FLEET CI Professor Kourosh Kaantar-zadeh (UNSW Sydney) has been awarded the prestigious 2020 Robert Boyle Prize for Analytical Science by The Royal Society of Chemistry.
Prof Kalantar-zadeh is recognised for his significant influence across multiple fields of engineering.
Contributions to society coming from his research across multiple disciplines include new innovative pollution sensors, transistors, medical devices and optical systems.
Many of these devices are already commercially available and positively impacting peoples' lives worldwide--such as highly sensitive immunosensors, new materials for smart windows and reactors for the deposition of atomically-thin electronic materials.
Other innovations are in the final stages of commercialisation, such as ingestible gas sensing capsules used for diagnosing gut disorders.
While Kalantar-Zadeh is internationally recognised in materials sciences, electronics, and transducer research--in particular for his work on liquid metals and 2D semiconductors and sensors--one of his most-satisfying discoveries to date was the invention of an ingestible chemical sensor: the human gas sensing capsule.
"A highlight of my scientific career was seeing the first signals from the ingestible gas sensing capsule that I had swallowed in response to ingredients of an ice cream that I had eaten!"says Kalantar-zadeh.
TheRobert Boyle Prize for Analytical Science is awarded for outstanding contributions to analytical science. Awarded biennially, the Prize awards the winner £5000, a medal and (usually!) is accompanied by a UK lecture tour. Robert Boyle (1627-1691) is widely regarded as being the first modern chemist and a pioneer of the modern scientific method famously known for Boyle's Law, which relates pressure and temperature.
"I feel extremely happy, and at the same time humbled and honoured to be recognised by the Royal Society of Chemistry," says Kalantar-zadeh. "This prize is an extraordinary honour and humbling to see my name among the best in the history of analytical science."
The first recipient of the medal, British-Australian physicist Sir Alan Walsh was the original inventor of atomic absorption spectroscopy.
Within FLEET, Prof Kalantar-zadeh's team at UNSW with collaborators at RMIT develop the fabrication techniques necessary for advanced devices, using electron and ion beam lithography and other tools.
This interdisciplinary nature of FLEET appeals to Kalantar-zadeh: "Fundamentally, new innovations are more multidisciplinary these days.

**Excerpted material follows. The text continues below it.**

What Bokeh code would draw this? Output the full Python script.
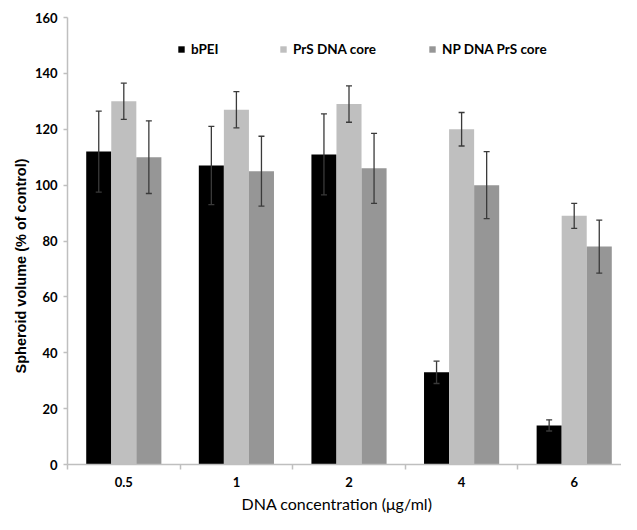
from bokeh.plotting import figure
from bokeh.models import (ColumnDataSource, Whisker, TeeHead, FixedTicker, Range1d,
                          Legend, LegendItem, Title)
from bokeh.embed import file_html
from bokeh.resources import INLINE

# ---- data ----
categories = ["0.5", "1", "2", "4", "6"]
series_names = ["bPEI", "PrS DNA core", "NP DNA PrS core"]
bpei = [112, 107, 111, 33, 14]
bpei_err = [14.5, 14, 14.5, 4, 2]
prs_core = [130, 127, 129, 120, 89]
prs_err = [6.5, 6.5, 6.5, 6, 4.5]
np_core = [110, 105, 106, 100, 78]
np_err = [13, 12.5, 12.5, 12, 9.5]
y_ticks = [0, 20, 40, 60, 80, 100, 120, 140, 160]
x_title = "DNA concentration (μg/ml)"
y_title = "Spheroid volume (% of control)"

series_vals = [bpei, prs_core, np_core]
series_errs = [bpei_err, prs_err, np_err]
colors = ["#000000", "#BFBFBF", "#969696"]
offsets = [-0.2225, 0.0, 0.2225]
bar_w = 0.2225
legend_x = [110, 212, 361]

FONT = "Lato"
AXIS_GRAY = "#BFBFBF"
ERR = "#3a3a3a"

p = figure(width=621, height=514, output_backend="svg", toolbar_location=None,
           x_range=Range1d(-0.5, 4.42), y_range=Range1d(0, 160),
           min_border_left=67, min_border_top=17, min_border_right=0,
           min_border_bottom=49)
p.outline_line_color = None
p.xgrid.visible = False
p.ygrid.visible = False

renderers = []
for name, vals, errs, col, off in zip(series_names, series_vals, series_errs, colors, offsets):
    xs = [i + off for i in range(len(categories))]
    src = ColumnDataSource(dict(x=xs, top=vals,
                                upper=[v + e for v, e in zip(vals, errs)],
                                lower=[v - e for v, e in zip(vals, errs)]))
    r = p.vbar(x="x", top="top", width=bar_w, bottom=0, source=src,
               fill_color=col, line_color=None)
    renderers.append(r)
    w = Whisker(source=src, base="x", upper="upper", lower="lower",
                line_color=ERR, line_width=1.3,
                upper_head=TeeHead(size=6, line_color=ERR, line_width=1.3),
                lower_head=TeeHead(size=6, line_color=ERR, line_width=1.3))
    w.level = "overlay"
    p.add_layout(w)

# x axis
xa = p.xaxis[0]
xa.ticker = FixedTicker(ticks=list(range(len(categories))),
                        minor_ticks=[i - 0.5 for i in range(len(categories) + 1)])
xa.major_label_overrides = {i: c for i, c in enumerate(categories)}
xa.major_tick_out = 0
xa.major_tick_in = 0
xa.minor_tick_out = 5
xa.minor_tick_in = 0
xa.minor_tick_line_color = AXIS_GRAY
xa.minor_tick_line_width = 1.5
xa.axis_line_color = AXIS_GRAY
xa.axis_line_width = 1.5
xa.major_label_text_font = FONT
xa.major_label_text_font_style = "bold"
xa.major_label_text_font_size = "13px"
xa.major_label_text_color = "#000000"
xa.major_label_standoff = 7

# y axis
ya = p.yaxis[0]
ya.ticker = FixedTicker(ticks=y_ticks)
ya.major_tick_out = 4
ya.major_tick_in = 0
ya.minor_tick_out = 0
ya.minor_tick_in = 0
ya.major_tick_line_color = AXIS_GRAY
ya.major_tick_line_width = 1.5
ya.axis_line_color = AXIS_GRAY
ya.axis_line_width = 1.5
ya.major_label_text_font = FONT
ya.major_label_text_font_style = "bold"
ya.major_label_text_font_size = "13px"
ya.major_label_text_color = "#000000"
ya.major_label_standoff = 6

# axis titles as side titles, offset from the frame's start edge
p.add_layout(Title(text=x_title, align="left", offset=174, standoff=4,
                   text_font=FONT, text_font_size="16px", text_font_style="normal",
                   text_color="#000000"), "below")
p.add_layout(Title(text=y_title, align="left", offset=91, standoff=6,
                   text_font="Liberation Sans", text_font_size="14.5px",
                   text_font_style="bold", text_color="#000000"), "left")

for name, r, lx in zip(series_names, renderers, legend_x):
    lg = Legend(items=[LegendItem(label=name, renderers=[r])], location=(lx, 407),
                glyph_width=8, glyph_height=8, label_standoff=6,
                padding=0, margin=0, border_line_color=None, background_fill_alpha=0,
                label_text_font=FONT, label_text_font_style="bold",
                label_text_font_size="13.5px", label_text_color="#000000")
    p.add_layout(lg)

open("out.html", "w").write(file_html(p, INLINE))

We need expertise of different backgrounds to closely work together for several years in order to create good science. While focus on solving a problem is very important, having access to interdisciplinary knowledge and talents is the key that leads to new discoveries and technologies."
Kourosh Kalantar-zadeh is a 2018 Australian Research Council (ARC) Laureate Fellow and a Professor of Chemical Engineering at UNSW, Sydney, where he directs the Centre for Advanced Solid and Liquid based Electronics and Optics (CASLEO). Formerly, he was a Distinguished Professor of Electronic Engineering at RMIT in Melbourne.
Kalantar-zadeh has co-authored over 425 research articles and reviews and was named among the 1% most-highly-cited researchers internationally by Clarivate Analytics (2018 and 2019). He sits on the editorial boards of Applied Materials Today, ACS Applied Nano Materials, ACS Sensors, Advanced Materials Technologies, Nano-Micro Letters and ACS Nano. Kalantar-zadeh has been awarded the IEEE Sensor Council Achievement Award (2017), ACS Advances in Measurement Science Lectureship Award (Asia-Pacific region, 2018) and the Walter Burfitt Prize from the Royal Society of NSW (2019).